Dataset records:
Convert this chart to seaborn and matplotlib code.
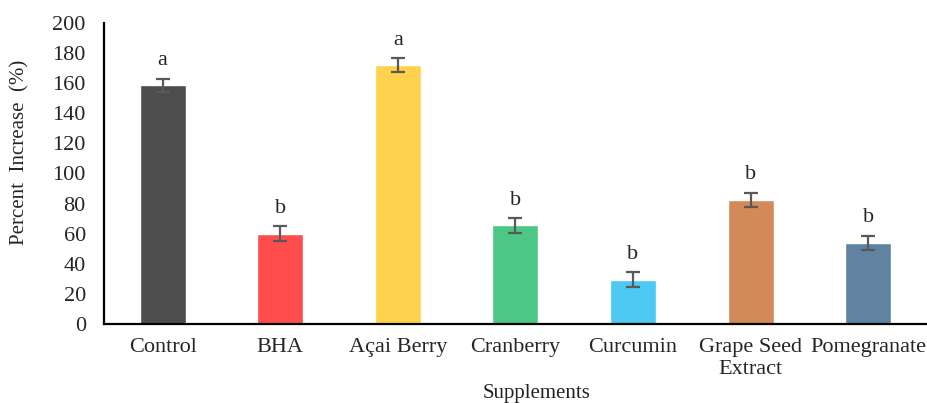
import numpy as np
import pandas as pd
import matplotlib
matplotlib.use("Agg")
import matplotlib.pyplot as plt
import seaborn as sns

## data
supplements = ["Control", "BHA", "Açai Berry", "Cranberry", "Curcumin",
               "Grape Seed\nExtract", "Pomegranate"]
pct_increase = [158.5, 60, 172, 65.5, 29.5, 82.5, 54]
err = [4.5, 4.8, 4.8, 4.8, 4.8, 4.8, 4.8]
letters = ["a", "b", "a", "b", "b", "b", "b"]
colors = ["#4D4D4D", "#FF4D4D", "#FFD24D", "#4DC785", "#4DC8F2",
          "#D4895A", "#6183A2"]

df = pd.DataFrame({"supp": supplements, "val": pct_increase})

sns.set_style("white")
plt.rcParams["font.family"] = ["Liberation Serif", "DejaVu Serif"]

fig = plt.figure(figsize=(9.27, 4.03), dpi=100)
ax = fig.add_axes([0.112, 0.196, 0.888, 0.747])

sns.barplot(data=df, x="supp", y="val", hue="supp", palette=colors,
            legend=False, width=0.39, errorbar=None, saturation=1, ax=ax)
x = np.arange(len(supplements))
ax.errorbar(x, pct_increase, yerr=err, fmt="none", ecolor="#595959",
            elinewidth=1.6, capsize=5, capthick=1.6)
for xi, v, e, t in zip(x, pct_increase, err, letters):
    ax.annotate(t, (xi, v + e), xytext=(0, 6), textcoords="offset points",
                ha="center", va="bottom", fontsize=16)

## axes
ax.set_xlim(-0.5, 6.5)
ax.set_ylim(0, 200)
ax.set_yticks(range(0, 201, 20))
ax.tick_params(axis="y", length=0, pad=13, labelsize=16)
ax.tick_params(axis="x", length=0, pad=10, labelsize=16)
sns.despine(ax=ax)
for s in ["left", "bottom"]:
    ax.spines[s].set_color("black")
    ax.spines[s].set_linewidth(1.6)
ax.set_ylabel("Percent  Increase  (%)", fontsize=15)
ax.set_xlabel("Supplements", fontsize=15, color="#222222")
ax.yaxis.set_label_coords(-0.09, 0.571)
ax.xaxis.set_label_coords(0.526, -0.2)

fig.savefig("out.png", dpi=100)
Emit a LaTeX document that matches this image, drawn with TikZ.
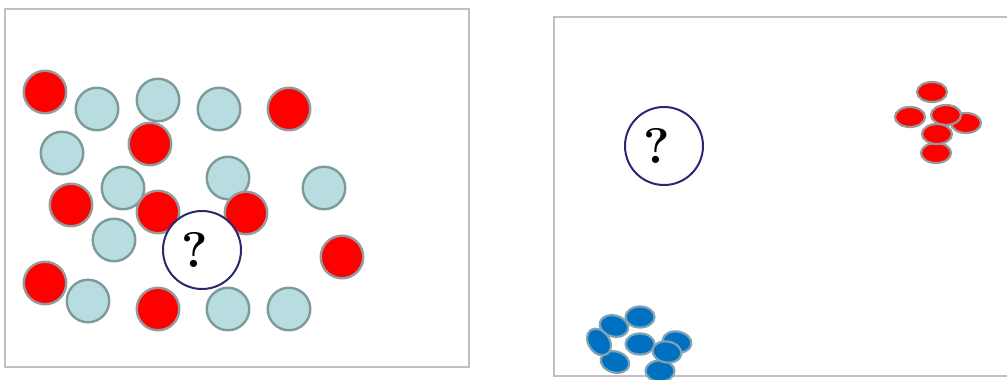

**The request**
Exactly as written, repeat the lines from the beginning of the entries up to and including the line with "import seaborn as sns", but not the pictures.

**Problem solution**
Convert this chart to seaborn and matplotlib code.
import numpy as np
import pandas as pd
import matplotlib
matplotlib.use("Agg")
import matplotlib.pyplot as plt
import seaborn as sns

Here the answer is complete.